> **PROVIDED MATERIAL**
━━━━━━━━

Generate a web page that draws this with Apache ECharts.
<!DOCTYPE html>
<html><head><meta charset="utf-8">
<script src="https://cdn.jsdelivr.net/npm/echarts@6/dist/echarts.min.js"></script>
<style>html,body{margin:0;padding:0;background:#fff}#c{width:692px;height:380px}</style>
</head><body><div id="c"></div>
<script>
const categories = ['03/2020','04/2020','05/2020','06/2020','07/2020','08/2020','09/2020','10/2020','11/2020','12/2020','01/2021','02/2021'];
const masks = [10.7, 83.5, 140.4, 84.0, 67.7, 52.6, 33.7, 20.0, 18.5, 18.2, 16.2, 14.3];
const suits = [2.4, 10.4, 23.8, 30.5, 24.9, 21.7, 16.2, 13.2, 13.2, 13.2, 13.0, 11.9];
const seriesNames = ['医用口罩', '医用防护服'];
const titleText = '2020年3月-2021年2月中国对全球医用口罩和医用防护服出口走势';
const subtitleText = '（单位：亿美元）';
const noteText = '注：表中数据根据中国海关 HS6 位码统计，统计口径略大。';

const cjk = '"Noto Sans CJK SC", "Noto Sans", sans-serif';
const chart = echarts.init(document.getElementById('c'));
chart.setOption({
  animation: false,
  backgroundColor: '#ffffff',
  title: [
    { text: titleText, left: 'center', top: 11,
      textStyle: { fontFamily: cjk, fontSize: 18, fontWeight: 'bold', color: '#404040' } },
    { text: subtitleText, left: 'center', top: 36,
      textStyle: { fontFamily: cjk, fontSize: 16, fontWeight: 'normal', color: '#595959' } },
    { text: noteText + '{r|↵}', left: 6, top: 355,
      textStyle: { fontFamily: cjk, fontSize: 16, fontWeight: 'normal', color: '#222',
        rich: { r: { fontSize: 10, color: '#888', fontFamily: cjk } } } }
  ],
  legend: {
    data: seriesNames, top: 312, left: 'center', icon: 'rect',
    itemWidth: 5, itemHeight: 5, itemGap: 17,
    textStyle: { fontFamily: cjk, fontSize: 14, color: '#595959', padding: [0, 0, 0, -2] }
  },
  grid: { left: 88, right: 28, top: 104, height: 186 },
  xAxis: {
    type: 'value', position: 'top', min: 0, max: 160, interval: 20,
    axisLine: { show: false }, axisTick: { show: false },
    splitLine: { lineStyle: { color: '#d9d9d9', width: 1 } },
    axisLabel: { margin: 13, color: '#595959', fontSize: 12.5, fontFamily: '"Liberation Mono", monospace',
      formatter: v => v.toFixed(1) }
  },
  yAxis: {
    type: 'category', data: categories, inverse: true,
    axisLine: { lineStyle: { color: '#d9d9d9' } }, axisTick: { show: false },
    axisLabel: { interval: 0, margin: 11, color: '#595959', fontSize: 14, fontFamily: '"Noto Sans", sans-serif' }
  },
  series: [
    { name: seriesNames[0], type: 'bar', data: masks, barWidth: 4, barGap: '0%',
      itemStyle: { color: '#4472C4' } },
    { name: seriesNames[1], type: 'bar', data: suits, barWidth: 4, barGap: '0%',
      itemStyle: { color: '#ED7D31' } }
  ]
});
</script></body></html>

━━━━━━━━

> **WORK TO BE COMPLETED**
Your task is to quote all of the data word for word.

> **REPLY**
Generate a web page that draws this with Apache ECharts.
<!DOCTYPE html>
<html><head><meta charset="utf-8">
<script src="https://cdn.jsdelivr.net/npm/echarts@6/dist/echarts.min.js"></script>
<style>html,body{margin:0;padding:0;background:#fff}#c{width:692px;height:380px}</style>
</head><body><div id="c"></div>
<script>
const categories = ['03/2020','04/2020','05/2020','06/2020','07/2020','08/2020','09/2020','10/2020','11/2020','12/2020','01/2021','02/2021'];
const masks = [10.7, 83.5, 140.4, 84.0, 67.7, 52.6, 33.7, 20.0, 18.5, 18.2, 16.2, 14.3];
const suits = [2.4, 10.4, 23.8, 30.5, 24.9, 21.7, 16.2, 13.2, 13.2, 13.2, 13.0, 11.9];
const seriesNames = ['医用口罩', '医用防护服'];
const titleText = '2020年3月-2021年2月中国对全球医用口罩和医用防护服出口走势';
const subtitleText = '（单位：亿美元）';
const noteText = '注：表中数据根据中国海关 HS6 位码统计，统计口径略大。';

const cjk = '"Noto Sans CJK SC", "Noto Sans", sans-serif';
const chart = echarts.init(document.getElementById('c'));
chart.setOption({
  animation: false,
  backgroundColor: '#ffffff',
  title: [
    { text: titleText, left: 'center', top: 11,
      textStyle: { fontFamily: cjk, fontSize: 18, fontWeight: 'bold', color: '#404040' } },
    { text: subtitleText, left: 'center', top: 36,
      textStyle: { fontFamily: cjk, fontSize: 16, fontWeight: 'normal', color: '#595959' } },
    { text: noteText + '{r|↵}', left: 6, top: 355,
      textStyle: { fontFamily: cjk, fontSize: 16, fontWeight: 'normal', color: '#222',
        rich: { r: { fontSize: 10, color: '#888', fontFamily: cjk } } } }
  ],
  legend: {
    data: seriesNames, top: 312, left: 'center', icon: 'rect',
    itemWidth: 5, itemHeight: 5, itemGap: 17,
    textStyle: { fontFamily: cjk, fontSize: 14, color: '#595959', padding: [0, 0, 0, -2] }
  },
  grid: { left: 88, right: 28, top: 104, height: 186 },
  xAxis: {
    type: 'value', position: 'top', min: 0, max: 160, interval: 20,
    axisLine: { show: false }, axisTick: { show: false },
    splitLine: { lineStyle: { color: '#d9d9d9', width: 1 } },
    axisLabel: { margin: 13, color: '#595959', fontSize: 12.5, fontFamily: '"Liberation Mono", monospace',
      formatter: v => v.toFixed(1) }
  },
  yAxis: {
    type: 'category', data: categories, inverse: true,
    axisLine: { lineStyle: { color: '#d9d9d9' } }, axisTick: { show: false },
    axisLabel: { interval: 0, margin: 11, color: '#595959', fontSize: 14, fontFamily: '"Noto Sans", sans-serif' }
  },
  series: [
    { name: seriesNames[0], type: 'bar', data: masks, barWidth: 4, barGap: '0%',
      itemStyle: { color: '#4472C4' } },
    { name: seriesNames[1], type: 'bar', data: suits, barWidth: 4, barGap: '0%',
      itemStyle: { color: '#ED7D31' } }
  ]
});
</script></body></html>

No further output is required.